Later, I send this list to Recycler Adapter & there the content of the Flights object would be modified.
bindingView.imageViewReset.setOnClickListener {
val temporaryList = ArrayList(makeProposalFragmentArgs.selectedFlightList.asList())
val flightList = toFlightList(flightListToString(temporaryList))!!
**adapter**.resetListToOriginal(flightList)
}
Solution 7 - Kotlin
Maybe you can use kotlin reflection in some way here, this example is not recursive but should give the idea:
fun DataType.deepCopy() : DataType {
val copy = DataType()
for (m in this::class.members) {
if (m is KProperty && m is KMutableProperty) {
m.setter.call(copy, if (m.returnType::class.isData) {
(m.getter.call(this) to m.returnType).copy()
} else m.setter.call(copy, m.getter.call(this)))
}
}
return copy
}
Solution 8 - Kotlin
If you use Jackson and not concerned about performance,then this simple extension function will give you this feature.
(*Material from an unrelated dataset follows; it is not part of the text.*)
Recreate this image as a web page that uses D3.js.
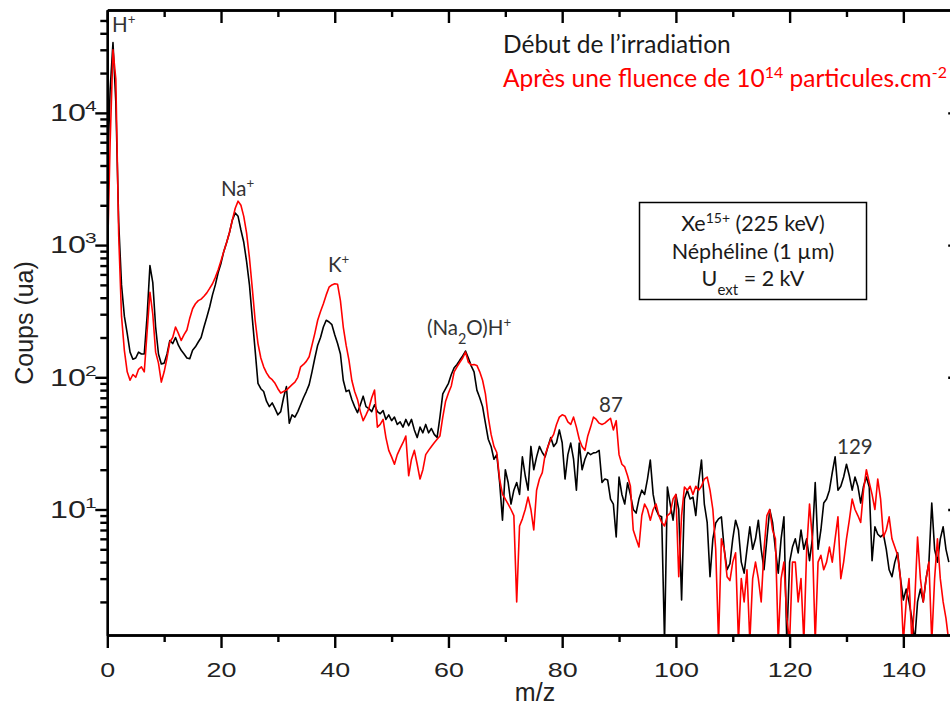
<!DOCTYPE html>
<html>
<head>
<meta charset="utf-8">
<script src="https://cdn.jsdelivr.net/npm/d3@7"></script>
<style>
body { margin: 0; background: #fff; }
svg { display: block; }
.ax path, .ax line { stroke: #000; stroke-width: 2.4; }
.ax text { font-family: "Liberation Sans", Arial, sans-serif; font-size: 21px; fill: #222; }
.ann { font-family: Lato, "Open Sans", sans-serif; }
</style>
</head>
<body>
<svg id="chart"></svg>
<script>
// spectra sampled every 0.5 m/z, starting at m/z = 0
var mzStep = 0.5;

// black: "Début de l'irradiation"
var debut = [
  3000, 15000, 34000, 12000, 1500, 500, 290, 215, 155, 137,
  140, 155, 150, 150, 290, 700, 520, 240, 150, 126,
  128, 150, 190, 180, 200, 175, 160, 150, 140, 138,
  160, 170, 185, 200, 240, 285, 340, 420, 500, 620,
  730, 900, 1050, 1250, 1550, 1750, 1650, 1300, 1050, 750,
  500, 280, 160, 90, 82, 78, 66, 60, 64, 58,
  52, 55, 70, 85, 45, 52, 50, 55, 62, 70,
  78, 88, 110, 140, 175, 200, 240, 270, 262, 250,
  210, 180, 150, 95, 78, 80, 68, 60, 54, 62,
  72, 60, 58, 55, 62, 55, 53, 56, 48, 52,
  47, 50, 44, 46, 42, 48, 43, 48, 40, 35,
  42, 38, 44, 38, 41, 37, 35, 50, 75, 82,
  90, 105, 118, 125, 135, 145, 158, 140, 122, 110,
  80, 70, 60, 45, 34, 30, 24, 26, 16, 8.3,
  20, 16, 11, 14, 16, 13, 25, 18, 14, 30,
  20, 25, 30, 27, 25, 30, 35, 30, 32, 40,
  32, 17, 26, 31.8, 24, 14, 31.8, 20, 24, 27,
  26, 26.8, 27, 28, 16, 17, 16.7, 12, 11, 6.2,
  17.6, 13, 11, 15.9, 13, 10, 9.4, 12, 14, 13,
  17, 23.7, 13, 10, 9, 8.8, 1, 14.8, 11, 8.3,
  13, 10, 2.07, 12, 14, 12, 12.4, 9, 16, 23.7,
  11, 8, 3.1, 6, 7.9, 8.5, 8.8, 5, 3.5, 3.9,
  6, 8.3, 7, 4, 3.3, 5, 7.4, 5, 6, 8.3,
  5, 3.5, 6, 10, 8, 5, 3.3, 6, 8.8, 1,
  4, 5.2, 6, 4.7, 7, 5, 6, 4.1, 6, 16,
  5, 7, 11.2, 12, 14, 19, 25, 14, 15, 17.6,
  22, 18, 14, 17.6, 15, 11.2, 15, 17.6, 14.8, 4.1,
  7.4, 6.5, 6.2, 6.5, 5, 3.5, 3.1, 4, 4.7, 3,
  2.07, 2.5, 2, 1.5, 1, 2, 2.5, 2, 3, 4,
  11.2, 5, 4, 6, 7.4, 5, 4
];

// red: after a fluence of 1e14 particles/cm2
var apres = [
  700, 6000, 30000, 18000, 1200, 290, 160, 110, 95, 105,
  100, 115, 120, 110, 220, 440, 300, 155, 128, 92,
  110, 140, 185, 200, 240, 215, 190, 210, 228, 280,
  330, 360, 380, 390, 410, 435, 470, 510, 570, 650,
  760, 900, 1050, 1250, 1550, 1900, 2150, 2000, 1650, 1230,
  800, 470, 270, 180, 140, 120, 108, 100, 96, 90,
  82, 76, 78, 80, 84, 88, 92, 100, 120, 125,
  132, 143, 175, 215, 270, 315, 360, 420, 480, 500,
  510, 505, 380, 240, 175, 135, 95, 78, 68, 55,
  47, 52, 58, 70, 80, 42, 44, 48, 35, 28,
  25, 22, 26, 29, 32, 36, 18, 24, 28, 22,
  17, 20, 26, 28, 30, 32, 34, 36, 50, 66,
  76, 86, 110, 120, 130, 140, 155, 130, 124, 125,
  123, 110, 95, 75, 50, 37, 30, 27, 17, 13,
  12, 11, 10, 9, 2, 7.5, 8.5, 10, 12.4, 10,
  7, 14, 17, 19, 26, 30, 34, 37, 44, 50,
  52, 51, 46, 44, 50, 42, 34, 30, 28, 36,
  42, 50, 48, 45, 44, 45, 47, 49, 40, 47,
  26, 22, 21, 18, 15, 7, 6, 5.2, 9, 11,
  10, 8.3, 10, 11, 9, 8, 7.5, 9, 9.4, 12,
  13, 3.1, 9, 14.8, 14, 15, 13, 15, 14, 15,
  17, 17.6, 14, 10, 5, 1, 6, 5, 3.1, 2.9,
  4, 4.7, 1, 3, 2, 3.5, 1, 3, 4, 3,
  2, 5, 9, 10, 7, 6, 1, 3, 4, 1.5,
  1, 4, 4, 2, 3, 1, 5, 11, 6, 1,
  4, 4.5, 3.5, 4, 5.2, 4, 6, 8.8, 3, 4,
  6, 8.3, 12, 10, 9, 8, 14, 20, 16, 13,
  10, 17, 12, 6.2, 7, 8.8, 6, 5.2, 4.5, 3,
  1, 2, 3, 1, 2, 6.2, 3, 2, 3, 4,
  1, 3, 6, 3, 2, 1.5, 1
];

var xMajor = [0, 20, 40, 60, 80, 100, 120, 140];
var xMinor = [10, 30, 50, 70, 90, 110, 130, 150];
var yMajor = [10, 100, 1000, 10000];
var yExp = ["1", "2", "3", "4"];

var W = 950, H = 706;
var padL = 107.3, padR = 960.2, padT = 10, padB = 635;

var svg = d3.select("#chart").attr("width", W).attr("height", H);

var x = d3.scaleLinear().domain([0, 150]).range([padL, padR]);
var y = d3.scaleLog().domain([1.124, 60000]).range([padB, padT]);

var yMinor = [];
[1, 10, 100, 1000, 10000].forEach(function (p) {
  for (var k = 2; k <= 9; k++) {
    var v = k * p;
    if (v > y.domain()[0] && v < y.domain()[1]) yMinor.push(v);
  }
});

svg.append("clipPath").attr("id", "plot")
  .append("rect").attr("x", padL).attr("y", padT)
  .attr("width", padR - padL).attr("height", padB - padT);

var line = d3.line()
  .x(function (d, i) { return x(i * mzStep); })
  .y(function (d) { return y(d); });

var plot = svg.append("g").attr("clip-path", "url(#plot)");
plot.append("path").datum(debut)
  .attr("fill", "none").attr("stroke", "#000").attr("stroke-width", 1.6)
  .attr("stroke-linejoin", "round").attr("d", line);
plot.append("path").datum(apres)
  .attr("fill", "none").attr("stroke", "#ff0000").attr("stroke-width", 1.6)
  .attr("stroke-linejoin", "round").attr("d", line);

// bottom axis
svg.append("g").attr("class", "ax").attr("transform", "translate(0," + padB + ")")
  .call(d3.axisBottom(x).tickValues(xMinor).tickSize(7).tickFormat("").tickSizeOuter(0));
var xb = svg.append("g").attr("class", "ax").attr("transform", "translate(0," + padB + ")")
  .call(d3.axisBottom(x).tickValues(xMajor).tickSize(13).tickSizeOuter(0));
// the source figure's labels are a bit wider than the font
xb.selectAll("text").attr("dy", 0).attr("y", 41.7).attr("transform", "scale(1.28,1)");

// top axis, ticks inward
svg.append("g").attr("class", "ax").attr("transform", "translate(0," + padT + ")")
  .call(d3.axisBottom(x).tickValues(xMinor).tickSize(7).tickFormat("").tickSizeOuter(0));
svg.append("g").attr("class", "ax").attr("transform", "translate(0," + padT + ")")
  .call(d3.axisBottom(x).tickValues(xMajor).tickSize(13).tickFormat("").tickSizeOuter(0));

// left axis
svg.append("g").attr("class", "ax").attr("transform", "translate(" + padL + ",0)")
  .call(d3.axisLeft(y).tickValues(yMinor).tickSize(7).tickFormat("").tickSizeOuter(0));
svg.append("g").attr("class", "ax").attr("transform", "translate(" + padL + ",0)")
  .call(d3.axisLeft(y).tickValues(yMajor).tickSize(12).tickFormat("").tickSizeOuter(0));

// right axis, ticks inward (mostly off-canvas)
svg.append("g").attr("class", "ax").attr("transform", "translate(" + padR + ",0)")
  .call(d3.axisLeft(y).tickValues(yMajor).tickSize(12).tickFormat("").tickSizeOuter(0));

// y tick labels 10^n
yMajor.forEach(function (v, i) {
  var t = svg.append("g")
    .attr("transform", "translate(50," + (y(v) + 8.4) + ") scale(1.4,1)")
    .append("text")
    .style("font-family", '"Liberation Sans", Arial, sans-serif')
    .style("font-size", "23px").style("fill", "#222");
  t.append("tspan").text("10");
  t.append("tspan").attr("x", 25).attr("dy", -10).style("font-size", "15px").text(yExp[i]);
});

// axis titles
svg.append("text")
  .attr("transform", "translate(33,323) rotate(-90)")
  .attr("text-anchor", "middle")
  .style("font-family", '"Liberation Sans", Arial, sans-serif')
  .style("font-size", "25px").style("fill", "#222")
  .text("Coups (ua)");
svg.append("text")
  .attr("x", 535).attr("y", 701).attr("text-anchor", "middle")
  .style("font-family", '"Liberation Sans", Arial, sans-serif')
  .style("font-size", "25px").style("fill", "#222")
  .text("m/z");

// rich text helper
function rich(px, py, size, color, anchor, parts) {
  var t = svg.append("text").attr("class", "ann")
    .attr("x", px).attr("y", py).attr("text-anchor", anchor)
    .style("font-size", size + "px").style("fill", color);
  parts.forEach(function (p) {
    var s = t.append("tspan").text(p[0]);
    if (p[1] === "sup") s.attr("baseline-shift", "super").style("font-size", (size * 0.65) + "px");
    if (p[1] === "sub") s.attr("baseline-shift", "sub").style("font-size", (size * 0.7) + "px");
  });
  return t;
}

// legend text
rich(503, 53, 24.5, "#1a1a1a", "start", [["Début de l\u2019irradiation"]]);
rich(503, 87, 24.5, "#ff0000", "start", [["Après une fluence de 10"], ["14", "sup"], [" particules.cm"], ["-2", "sup"]]);

// info box
svg.append("rect").attr("x", 639.5).attr("y", 202.5).attr("width", 227).attr("height", 97)
  .attr("fill", "none").attr("stroke", "#000").attr("stroke-width", 1.5);
rich(753, 231, 21.5, "#1a1a1a", "middle", [["Xe"], ["15+", "sup"], [" (225 keV)"]]);
rich(753, 259, 21.5, "#1a1a1a", "middle", [["Néphéline (1 µm)"]]);
rich(753, 286, 21.5, "#1a1a1a", "middle", [["U"], ["ext", "sub"], [" = 2 kV"]]);

// peak labels
rich(112, 32, 20.5, "#333", "start", [["H"], ["+", "sup"]]);
rich(221, 196, 20.5, "#333", "start", [["Na"], ["+", "sup"]]);
rich(328, 272, 20.5, "#333", "start", [["K"], ["+", "sup"]]);
rich(427, 335, 20.5, "#333", "start", [["(Na"], ["2", "sub"], ["O)H"], ["+", "sup"]]);
rich(599, 412, 20.5, "#333", "start", [["87"]]);
rich(837, 454, 20.5, "#333", "start", [["129"]]);
</script>
</body>
</html>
private val objectMapper = ObjectMapper()
.registerModule(KotlinModule())
.registerModule(JavaTimeModule())
fun <T> Any.copyDeep(): T {
return objectMapper.readValue(objectMapper.writeValueAsString(this), this.javaClass) as T
}
Solution 9 - Kotlin
Use this function:
private val gson = Gson()
fun <T> deepCopy(item: T?, clazz: Class<T>): T {
val str = gson.toJson(item)
return gson.fromJson(str, clazz)
}
Solution 10 - Kotlin
What you want is a deep copy. There are many tools available to do this.
- MapStruct: https://mapstruct.org/
Mapstruct generates code at compile time. Normally, it is to auto-generate mappers between java objects, but it also has a 'clone' functionality to create a deep copy of an object. Since this is generated code of what you'd manually write, it is the fastest way to achieve this.
There are many more (kryo, dozer, etc...), you can actually just google, for example here: https://programmer.group/performance-comparison-between-shallow-and-deep-copies.html
DO AVOID serialization-based 'clone': apache commons' SerializationUtils, jackson, gson, etc... They have a huge overhead, since it first creates a middle state. They are about 10-100 times slower than actual copying.